Из‑под стола появлялся Арлекин — Голубев. Стройный, высокий, пластичный, он вносил с собой новую струю на сцену — теплый звук земной поэзии. Он не преклонялся перед Коломбиной, она не внушала ему священный трепет и тем более ужас. Он видел реальный мир, и образ Коломбины был для него реален.

Жду тебя на распутьях, подруга,


В серых сумерках зимнего дня!
Над тобою поет моя вьюга,
Для тебя бубенцами звеня!

На просцениум выбегал Автор. Он возмущался и объяснял публике, что писал нечто совсем другое, что актеры калечат его пьесу, но кто-то невидимый утягивал его за кулисы.

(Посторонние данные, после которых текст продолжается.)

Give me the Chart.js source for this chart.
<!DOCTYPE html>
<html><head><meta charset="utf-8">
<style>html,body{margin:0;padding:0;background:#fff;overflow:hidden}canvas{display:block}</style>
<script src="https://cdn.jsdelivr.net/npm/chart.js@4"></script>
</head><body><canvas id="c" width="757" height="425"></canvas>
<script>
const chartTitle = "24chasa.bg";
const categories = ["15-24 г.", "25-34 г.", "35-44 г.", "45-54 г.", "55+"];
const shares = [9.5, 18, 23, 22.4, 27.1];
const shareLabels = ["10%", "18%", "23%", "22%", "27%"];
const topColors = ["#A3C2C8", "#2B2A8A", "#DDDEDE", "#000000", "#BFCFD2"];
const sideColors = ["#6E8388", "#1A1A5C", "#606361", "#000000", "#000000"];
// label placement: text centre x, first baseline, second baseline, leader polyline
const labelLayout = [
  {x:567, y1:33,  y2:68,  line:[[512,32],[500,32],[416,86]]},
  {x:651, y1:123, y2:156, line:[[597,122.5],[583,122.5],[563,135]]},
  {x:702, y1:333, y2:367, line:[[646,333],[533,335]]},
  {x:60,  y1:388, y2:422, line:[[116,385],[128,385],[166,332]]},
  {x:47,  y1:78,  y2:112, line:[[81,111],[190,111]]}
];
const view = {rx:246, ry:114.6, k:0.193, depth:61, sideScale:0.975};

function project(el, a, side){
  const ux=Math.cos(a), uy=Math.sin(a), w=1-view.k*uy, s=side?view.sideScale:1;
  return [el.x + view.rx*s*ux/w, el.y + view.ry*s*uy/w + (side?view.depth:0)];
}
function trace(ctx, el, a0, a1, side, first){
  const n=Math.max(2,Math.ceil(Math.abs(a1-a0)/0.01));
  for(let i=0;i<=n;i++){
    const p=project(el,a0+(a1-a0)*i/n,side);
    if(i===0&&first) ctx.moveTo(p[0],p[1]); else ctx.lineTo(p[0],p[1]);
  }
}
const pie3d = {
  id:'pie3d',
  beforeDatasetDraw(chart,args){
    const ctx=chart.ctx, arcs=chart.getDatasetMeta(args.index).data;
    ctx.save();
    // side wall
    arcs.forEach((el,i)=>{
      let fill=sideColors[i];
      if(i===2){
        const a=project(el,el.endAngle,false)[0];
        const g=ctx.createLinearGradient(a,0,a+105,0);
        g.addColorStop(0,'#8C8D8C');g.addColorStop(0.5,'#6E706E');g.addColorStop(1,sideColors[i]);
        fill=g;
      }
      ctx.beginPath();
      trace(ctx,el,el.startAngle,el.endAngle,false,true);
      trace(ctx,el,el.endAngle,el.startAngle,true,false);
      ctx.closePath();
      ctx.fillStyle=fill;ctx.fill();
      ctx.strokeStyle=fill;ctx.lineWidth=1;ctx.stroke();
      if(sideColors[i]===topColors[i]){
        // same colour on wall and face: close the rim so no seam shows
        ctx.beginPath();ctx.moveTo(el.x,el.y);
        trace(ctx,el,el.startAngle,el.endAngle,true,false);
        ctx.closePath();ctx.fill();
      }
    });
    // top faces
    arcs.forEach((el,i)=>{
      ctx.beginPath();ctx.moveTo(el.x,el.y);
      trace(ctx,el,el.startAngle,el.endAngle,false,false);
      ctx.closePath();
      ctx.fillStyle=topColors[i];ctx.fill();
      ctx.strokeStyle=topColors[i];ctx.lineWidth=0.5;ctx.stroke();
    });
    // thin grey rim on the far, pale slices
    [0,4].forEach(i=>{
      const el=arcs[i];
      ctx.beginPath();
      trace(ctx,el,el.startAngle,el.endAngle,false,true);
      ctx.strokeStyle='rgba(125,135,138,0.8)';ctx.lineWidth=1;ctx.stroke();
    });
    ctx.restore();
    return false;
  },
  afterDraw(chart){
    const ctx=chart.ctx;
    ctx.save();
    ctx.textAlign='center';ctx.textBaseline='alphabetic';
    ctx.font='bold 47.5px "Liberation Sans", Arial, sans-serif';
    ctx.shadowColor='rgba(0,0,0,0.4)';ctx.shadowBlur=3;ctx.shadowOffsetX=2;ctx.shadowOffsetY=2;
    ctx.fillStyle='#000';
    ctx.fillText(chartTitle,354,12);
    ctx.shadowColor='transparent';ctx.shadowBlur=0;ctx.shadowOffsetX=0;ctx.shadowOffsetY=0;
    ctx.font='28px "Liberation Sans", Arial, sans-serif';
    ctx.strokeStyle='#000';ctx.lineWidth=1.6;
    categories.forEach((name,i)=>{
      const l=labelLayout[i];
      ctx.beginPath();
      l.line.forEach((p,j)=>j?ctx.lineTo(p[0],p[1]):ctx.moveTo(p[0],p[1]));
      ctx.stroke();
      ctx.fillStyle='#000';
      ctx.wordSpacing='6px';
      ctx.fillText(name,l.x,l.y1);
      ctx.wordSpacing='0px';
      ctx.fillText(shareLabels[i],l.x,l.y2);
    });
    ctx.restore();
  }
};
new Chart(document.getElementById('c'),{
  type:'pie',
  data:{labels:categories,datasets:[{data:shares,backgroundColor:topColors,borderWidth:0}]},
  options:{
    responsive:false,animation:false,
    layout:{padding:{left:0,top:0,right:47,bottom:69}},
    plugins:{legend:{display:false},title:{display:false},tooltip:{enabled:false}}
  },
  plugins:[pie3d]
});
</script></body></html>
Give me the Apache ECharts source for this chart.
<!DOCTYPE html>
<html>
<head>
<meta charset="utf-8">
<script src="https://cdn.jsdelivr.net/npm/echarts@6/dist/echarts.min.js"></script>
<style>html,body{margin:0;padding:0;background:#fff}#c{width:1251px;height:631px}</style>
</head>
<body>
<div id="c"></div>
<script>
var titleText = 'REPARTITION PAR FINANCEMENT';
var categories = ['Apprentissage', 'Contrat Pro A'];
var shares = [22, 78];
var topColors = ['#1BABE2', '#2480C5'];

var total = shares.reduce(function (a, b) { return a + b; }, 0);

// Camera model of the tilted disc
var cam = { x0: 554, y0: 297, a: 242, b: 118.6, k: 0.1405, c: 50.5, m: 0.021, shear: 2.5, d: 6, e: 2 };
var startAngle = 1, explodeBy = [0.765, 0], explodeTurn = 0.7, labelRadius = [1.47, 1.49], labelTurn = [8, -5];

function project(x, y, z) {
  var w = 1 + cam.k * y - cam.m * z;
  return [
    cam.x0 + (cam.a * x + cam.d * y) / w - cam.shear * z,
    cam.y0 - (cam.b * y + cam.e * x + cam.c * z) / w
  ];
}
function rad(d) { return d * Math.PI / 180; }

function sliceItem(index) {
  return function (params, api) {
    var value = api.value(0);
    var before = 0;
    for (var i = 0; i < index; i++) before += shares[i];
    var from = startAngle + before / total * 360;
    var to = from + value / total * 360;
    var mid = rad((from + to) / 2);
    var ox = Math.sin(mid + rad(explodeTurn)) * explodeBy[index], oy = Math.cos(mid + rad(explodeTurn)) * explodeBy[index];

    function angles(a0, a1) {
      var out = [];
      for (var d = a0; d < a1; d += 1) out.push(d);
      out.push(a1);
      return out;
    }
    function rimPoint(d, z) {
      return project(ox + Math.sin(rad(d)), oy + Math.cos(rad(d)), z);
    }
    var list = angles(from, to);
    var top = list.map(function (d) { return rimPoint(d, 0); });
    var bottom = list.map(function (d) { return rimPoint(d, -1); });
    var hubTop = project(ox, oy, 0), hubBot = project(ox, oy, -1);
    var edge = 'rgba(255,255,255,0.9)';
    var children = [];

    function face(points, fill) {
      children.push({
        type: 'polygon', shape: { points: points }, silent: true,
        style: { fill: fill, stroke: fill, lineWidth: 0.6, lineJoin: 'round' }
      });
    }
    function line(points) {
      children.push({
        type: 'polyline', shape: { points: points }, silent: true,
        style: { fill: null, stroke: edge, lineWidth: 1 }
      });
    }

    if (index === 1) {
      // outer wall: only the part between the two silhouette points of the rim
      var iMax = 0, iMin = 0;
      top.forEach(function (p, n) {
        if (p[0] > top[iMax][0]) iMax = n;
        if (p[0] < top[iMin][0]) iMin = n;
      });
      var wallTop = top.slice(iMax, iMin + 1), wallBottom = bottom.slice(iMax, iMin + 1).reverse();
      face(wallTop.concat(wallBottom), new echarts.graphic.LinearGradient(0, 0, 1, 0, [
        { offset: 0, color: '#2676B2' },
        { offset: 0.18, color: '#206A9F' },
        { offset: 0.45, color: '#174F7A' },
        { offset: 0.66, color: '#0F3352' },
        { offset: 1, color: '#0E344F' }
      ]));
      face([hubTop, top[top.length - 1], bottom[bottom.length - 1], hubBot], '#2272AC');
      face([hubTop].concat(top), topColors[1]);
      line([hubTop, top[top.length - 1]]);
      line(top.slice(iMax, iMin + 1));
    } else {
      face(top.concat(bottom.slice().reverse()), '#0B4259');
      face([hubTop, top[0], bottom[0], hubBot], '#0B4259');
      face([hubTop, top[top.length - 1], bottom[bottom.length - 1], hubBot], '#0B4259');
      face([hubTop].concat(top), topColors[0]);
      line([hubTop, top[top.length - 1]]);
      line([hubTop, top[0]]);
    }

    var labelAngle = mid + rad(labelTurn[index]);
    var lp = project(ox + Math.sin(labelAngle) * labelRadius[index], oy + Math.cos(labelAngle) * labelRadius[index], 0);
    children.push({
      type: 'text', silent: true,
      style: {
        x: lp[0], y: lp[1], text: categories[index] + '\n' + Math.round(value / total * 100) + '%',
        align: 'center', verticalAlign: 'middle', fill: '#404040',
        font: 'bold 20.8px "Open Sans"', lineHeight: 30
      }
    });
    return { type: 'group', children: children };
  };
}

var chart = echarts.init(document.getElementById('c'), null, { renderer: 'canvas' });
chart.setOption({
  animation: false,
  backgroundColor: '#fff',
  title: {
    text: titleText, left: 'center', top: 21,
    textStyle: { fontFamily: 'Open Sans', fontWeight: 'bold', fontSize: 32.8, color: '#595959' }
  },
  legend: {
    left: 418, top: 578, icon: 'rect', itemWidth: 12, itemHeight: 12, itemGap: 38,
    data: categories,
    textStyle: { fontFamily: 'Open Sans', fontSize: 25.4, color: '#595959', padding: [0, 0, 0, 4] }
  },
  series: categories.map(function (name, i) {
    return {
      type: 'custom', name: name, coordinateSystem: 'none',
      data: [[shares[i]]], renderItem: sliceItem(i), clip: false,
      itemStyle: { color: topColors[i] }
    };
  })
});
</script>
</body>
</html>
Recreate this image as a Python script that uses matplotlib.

Вторая картина начиналась музыкой масок. Маски в подчеркнуто маскарадных костюмах прогуливались по сцене. Они не танцевали, не сплетались в эффектные узоры, а просто шествовали, показывая себя, как это делают обычно ряженые в начале вечера, как бы говоря: узнавайте, кто мы? На скамье, на авансцене сидел Пьеро. Он говорил светлым тоном о том, как опутал сетями Арлекин его подругу, как она оказалась картонной и как оба они плясали вокруг упавшей куклы. Все грустнее звучал монолог, в гладком звуке голоса просвечивали страдальческие ноты.

Маски вереницей обходили скамью, и когда она открывалась, зрители видели вместо Пьеро первую пару влюбленных. Розовая дама и Голубой кавалер смотрели ввысь. На ней было розовое платье с короткой талией и шляпа корзинкой с лентами, завязанная под подбородком, по моде начала XIX века. Голубой костюм ее партнера не подходил по стилю (маскарадная условность), но гармонировал с костюмом Розовой маски. Мунт говорила серебряным тоном, в светлом чистом звуке слышалась наивность.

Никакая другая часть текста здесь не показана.